» The task:
Your task is to repeat the lines below exactly, excluding any pictures they contain.

━━━━━━━━━━━━━━━━━━━━━━━━━━━━━━

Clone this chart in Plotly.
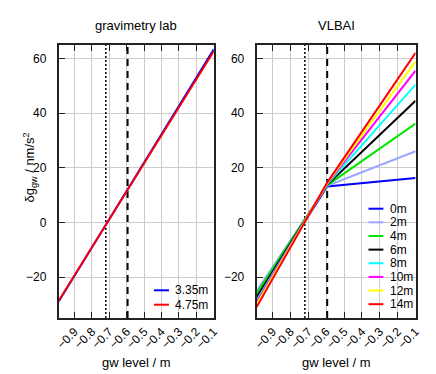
import plotly.graph_objects as go

# ---------------- data ----------------
x_ticks = [-0.9, -0.8, -0.7, -0.6, -0.5, -0.4, -0.3, -0.2, -0.1]
y_ticks = [-20, 0, 20, 40, 60]
x_range = [-0.99, -0.1]
y_range = [-35, 65]
vline_dotted = -0.72
vline_dashed = -0.595

# left panel: gravimetry lab
lab_gw = [-0.99, -0.1]
lab_names = ["3.35m", "4.75m"]
lab_colors = ["#0000ff", "#ff0000"]
lab_335 = [-28.9, 63.4]
lab_475 = [-28.6, 62.7]
lab_values = [lab_335, lab_475]

# right panel: VLBAI
vlbai_gw = [-0.99, -0.595, -0.1]
vlbai_names = ["0m", "2m", "4m", "6m", "8m", "10m", "12m", "14m"]
vlbai_colors = ["#0000ff", "#9da6ff", "#00e600", "#000000",
                "#00ffff", "#ff00ff", "#ffff00", "#ff0000"]
v_0m = [-27.5, 13.2, 16.3]
v_2m = [-25.0, 13.4, 26.1]
v_4m = [-26.0, 13.6, 36.2]
v_6m = [-27.3, 13.8, 44.6]
v_8m = [-28.5, 14.0, 50.5]
v_10m = [-29.2, 14.2, 55.6]
v_12m = [-30.0, 14.4, 59.0]
v_14m = [-31.0, 14.6, 62.1]
vlbai_values = [v_0m, v_2m, v_4m, v_6m, v_8m, v_10m, v_12m, v_14m]

# ---------------- figure ----------------
W, H = 436, 374
FONT = "Liberation Sans, Arial, Helvetica, sans-serif"

def px_x(p):
    return p / W

def px_y(p):
    return 1 - p / H

fig = go.Figure()

# vertical reference lines (drawn first, under the data)
for xa, ya in [("x", "y"), ("x2", "y2")]:
    fig.add_trace(go.Scatter(x=[vline_dotted, vline_dotted], y=y_range, mode="lines",
                             line=dict(color="black", width=1.5, dash="2px,2px"),
                             xaxis=xa, yaxis=ya, showlegend=False, hoverinfo="skip"))
    fig.add_trace(go.Scatter(x=[vline_dashed, vline_dashed], y=y_range, mode="lines",
                             line=dict(color="black", width=2, dash="7px,5px"),
                             xaxis=xa, yaxis=ya, showlegend=False, hoverinfo="skip"))

for name, col, vals in zip(lab_names, lab_colors, lab_values):
    fig.add_trace(go.Scatter(x=lab_gw, y=vals, mode="lines", name=name,
                             line=dict(color=col, width=2),
                             xaxis="x", yaxis="y", showlegend=False))

for name, col, vals in zip(vlbai_names, vlbai_colors, vlbai_values):
    fig.add_trace(go.Scatter(x=vlbai_gw, y=vals, mode="lines", name=name,
                             line=dict(color=col, width=2),
                             xaxis="x2", yaxis="y2", showlegend=False))

ydom = [px_y(310), px_y(37)]
axis_common = dict(showgrid=True, gridcolor="#cccccc", gridwidth=1,
                   showline=True, linecolor="#222222", linewidth=2,
                   ticks="inside", ticklen=6, tickcolor="#222222", tickwidth=1,
                   zeroline=False, tickfont=dict(family=FONT, size=12, color="#000"))

fig.update_layout(
    width=W, height=H,
    margin=dict(l=0, r=0, t=0, b=0),
    paper_bgcolor="white", plot_bgcolor="white",
    font=dict(family=FONT, size=13, color="#000"),
    xaxis=dict(domain=[px_x(48), px_x(207)], range=x_range, tickvals=x_ticks,
               tickangle=-45, mirror="ticks", anchor="y", **axis_common),
    yaxis=dict(domain=ydom, range=y_range, tickvals=y_ticks, mirror=True,
               anchor="x", ticklabelstandoff=8, **axis_common),
    xaxis2=dict(domain=[px_x(251), px_x(414)], range=x_range, tickvals=x_ticks,
                tickangle=-45, mirror="ticks", anchor="y2", **axis_common),
    yaxis2=dict(domain=ydom, range=y_range, tickvals=y_ticks, mirror=True,
                anchor="x2", ticklabelstandoff=8, **axis_common),
)

# titles
ann = []
ann.append(dict(text="gravimetry lab", x=px_x(127.5), y=px_y(18), xref="paper", yref="paper",
                showarrow=False, xanchor="center", yanchor="middle", font=dict(size=13)))
ann.append(dict(text="VLBAI", x=px_x(332.5), y=px_y(18), xref="paper", yref="paper",
                showarrow=False, xanchor="center", yanchor="middle", font=dict(size=13)))
ann.append(dict(text="gw level / m", x=px_x(127.5), y=px_y(354), xref="paper", yref="paper",
                showarrow=False, xanchor="center", yanchor="middle", font=dict(size=13)))
ann.append(dict(text="gw level / m", x=px_x(332.5), y=px_y(354), xref="paper", yref="paper",
                showarrow=False, xanchor="center", yanchor="middle", font=dict(size=13)))
ann.append(dict(text="δg<sub>gw</sub> / nm/s<sup>2</sup>", x=px_x(18), y=px_y(160),
                xref="paper", yref="paper", showarrow=False, textangle=-90,
                xanchor="center", yanchor="middle", font=dict(size=13)))

# manual legends (compact spacing)
def add_legend(names, colors, x0, x1, xt, ys):
    for n, c, yy in zip(names, colors, ys):
        fig.add_shape(type="line", xref="paper", yref="paper",
                      x0=px_x(x0), x1=px_x(x1), y0=px_y(yy), y1=px_y(yy),
                      line=dict(color=c, width=2))
        ann.append(dict(text=n, x=px_x(xt), y=px_y(yy), xref="paper", yref="paper",
                        showarrow=False, xanchor="left", yanchor="middle",
                        font=dict(size=12)))

add_legend(lab_names, lab_colors, 145.7, 161, 165.5, [282.3, 296.7])
add_legend(vlbai_names, vlbai_colors, 365.7, 381, 385.5,
           [200.7 + 13.64 * i for i in range(len(vlbai_names))])

fig.update_layout(annotations=ann)
fig.write_html("out.html")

━━━━━━━━━━━━━━━━━━━━━━━━━━━━━━

» Solution for this problem:
Clone this chart in Plotly.
import plotly.graph_objects as go

# ---------------- data ----------------
x_ticks = [-0.9, -0.8, -0.7, -0.6, -0.5, -0.4, -0.3, -0.2, -0.1]
y_ticks = [-20, 0, 20, 40, 60]
x_range = [-0.99, -0.1]
y_range = [-35, 65]
vline_dotted = -0.72
vline_dashed = -0.595

# left panel: gravimetry lab
lab_gw = [-0.99, -0.1]
lab_names = ["3.35m", "4.75m"]
lab_colors = ["#0000ff", "#ff0000"]
lab_335 = [-28.9, 63.4]
lab_475 = [-28.6, 62.7]
lab_values = [lab_335, lab_475]

# right panel: VLBAI
vlbai_gw = [-0.99, -0.595, -0.1]
vlbai_names = ["0m", "2m", "4m", "6m", "8m", "10m", "12m", "14m"]
vlbai_colors = ["#0000ff", "#9da6ff", "#00e600", "#000000",
                "#00ffff", "#ff00ff", "#ffff00", "#ff0000"]
v_0m = [-27.5, 13.2, 16.3]
v_2m = [-25.0, 13.4, 26.1]
v_4m = [-26.0, 13.6, 36.2]
v_6m = [-27.3, 13.8, 44.6]
v_8m = [-28.5, 14.0, 50.5]
v_10m = [-29.2, 14.2, 55.6]
v_12m = [-30.0, 14.4, 59.0]
v_14m = [-31.0, 14.6, 62.1]
vlbai_values = [v_0m, v_2m, v_4m, v_6m, v_8m, v_10m, v_12m, v_14m]

# ---------------- figure ----------------
W, H = 436, 374
FONT = "Liberation Sans, Arial, Helvetica, sans-serif"

def px_x(p):
    return p / W

def px_y(p):
    return 1 - p / H

fig = go.Figure()

# vertical reference lines (drawn first, under the data)
for xa, ya in [("x", "y"), ("x2", "y2")]:
    fig.add_trace(go.Scatter(x=[vline_dotted, vline_dotted], y=y_range, mode="lines",
                             line=dict(color="black", width=1.5, dash="2px,2px"),
                             xaxis=xa, yaxis=ya, showlegend=False, hoverinfo="skip"))
    fig.add_trace(go.Scatter(x=[vline_dashed, vline_dashed], y=y_range, mode="lines",
                             line=dict(color="black", width=2, dash="7px,5px"),
                             xaxis=xa, yaxis=ya, showlegend=False, hoverinfo="skip"))

for name, col, vals in zip(lab_names, lab_colors, lab_values):
    fig.add_trace(go.Scatter(x=lab_gw, y=vals, mode="lines", name=name,
                             line=dict(color=col, width=2),
                             xaxis="x", yaxis="y", showlegend=False))

for name, col, vals in zip(vlbai_names, vlbai_colors, vlbai_values):
    fig.add_trace(go.Scatter(x=vlbai_gw, y=vals, mode="lines", name=name,
                             line=dict(color=col, width=2),
                             xaxis="x2", yaxis="y2", showlegend=False))

ydom = [px_y(310), px_y(37)]
axis_common = dict(showgrid=True, gridcolor="#cccccc", gridwidth=1,
                   showline=True, linecolor="#222222", linewidth=2,
                   ticks="inside", ticklen=6, tickcolor="#222222", tickwidth=1,
                   zeroline=False, tickfont=dict(family=FONT, size=12, color="#000"))

fig.update_layout(
    width=W, height=H,
    margin=dict(l=0, r=0, t=0, b=0),
    paper_bgcolor="white", plot_bgcolor="white",
    font=dict(family=FONT, size=13, color="#000"),
    xaxis=dict(domain=[px_x(48), px_x(207)], range=x_range, tickvals=x_ticks,
               tickangle=-45, mirror="ticks", anchor="y", **axis_common),
    yaxis=dict(domain=ydom, range=y_range, tickvals=y_ticks, mirror=True,
               anchor="x", ticklabelstandoff=8, **axis_common),
    xaxis2=dict(domain=[px_x(251), px_x(414)], range=x_range, tickvals=x_ticks,
                tickangle=-45, mirror="ticks", anchor="y2", **axis_common),
    yaxis2=dict(domain=ydom, range=y_range, tickvals=y_ticks, mirror=True,
                anchor="x2", ticklabelstandoff=8, **axis_common),
)

# titles
ann = []
ann.append(dict(text="gravimetry lab", x=px_x(127.5), y=px_y(18), xref="paper", yref="paper",
                showarrow=False, xanchor="center", yanchor="middle", font=dict(size=13)))
ann.append(dict(text="VLBAI", x=px_x(332.5), y=px_y(18), xref="paper", yref="paper",
                showarrow=False, xanchor="center", yanchor="middle", font=dict(size=13)))
ann.append(dict(text="gw level / m", x=px_x(127.5), y=px_y(354), xref="paper", yref="paper",
                showarrow=False, xanchor="center", yanchor="middle", font=dict(size=13)))
ann.append(dict(text="gw level / m", x=px_x(332.5), y=px_y(354), xref="paper", yref="paper",
                showarrow=False, xanchor="center", yanchor="middle", font=dict(size=13)))
ann.append(dict(text="δg<sub>gw</sub> / nm/s<sup>2</sup>", x=px_x(18), y=px_y(160),
                xref="paper", yref="paper", showarrow=False, textangle=-90,
                xanchor="center", yanchor="middle", font=dict(size=13)))

# manual legends (compact spacing)
def add_legend(names, colors, x0, x1, xt, ys):
    for n, c, yy in zip(names, colors, ys):
        fig.add_shape(type="line", xref="paper", yref="paper",
                      x0=px_x(x0), x1=px_x(x1), y0=px_y(yy), y1=px_y(yy),
                      line=dict(color=c, width=2))
        ann.append(dict(text=n, x=px_x(xt), y=px_y(yy), xref="paper", yref="paper",
                        showarrow=False, xanchor="left", yanchor="middle",
                        font=dict(size=12)))

add_legend(lab_names, lab_colors, 145.7, 161, 165.5, [282.3, 296.7])
add_legend(vlbai_names, vlbai_colors, 365.7, 381, 385.5,
           [200.7 + 13.64 * i for i in range(len(vlbai_names))])

fig.update_layout(annotations=ann)
fig.write_html("out.html")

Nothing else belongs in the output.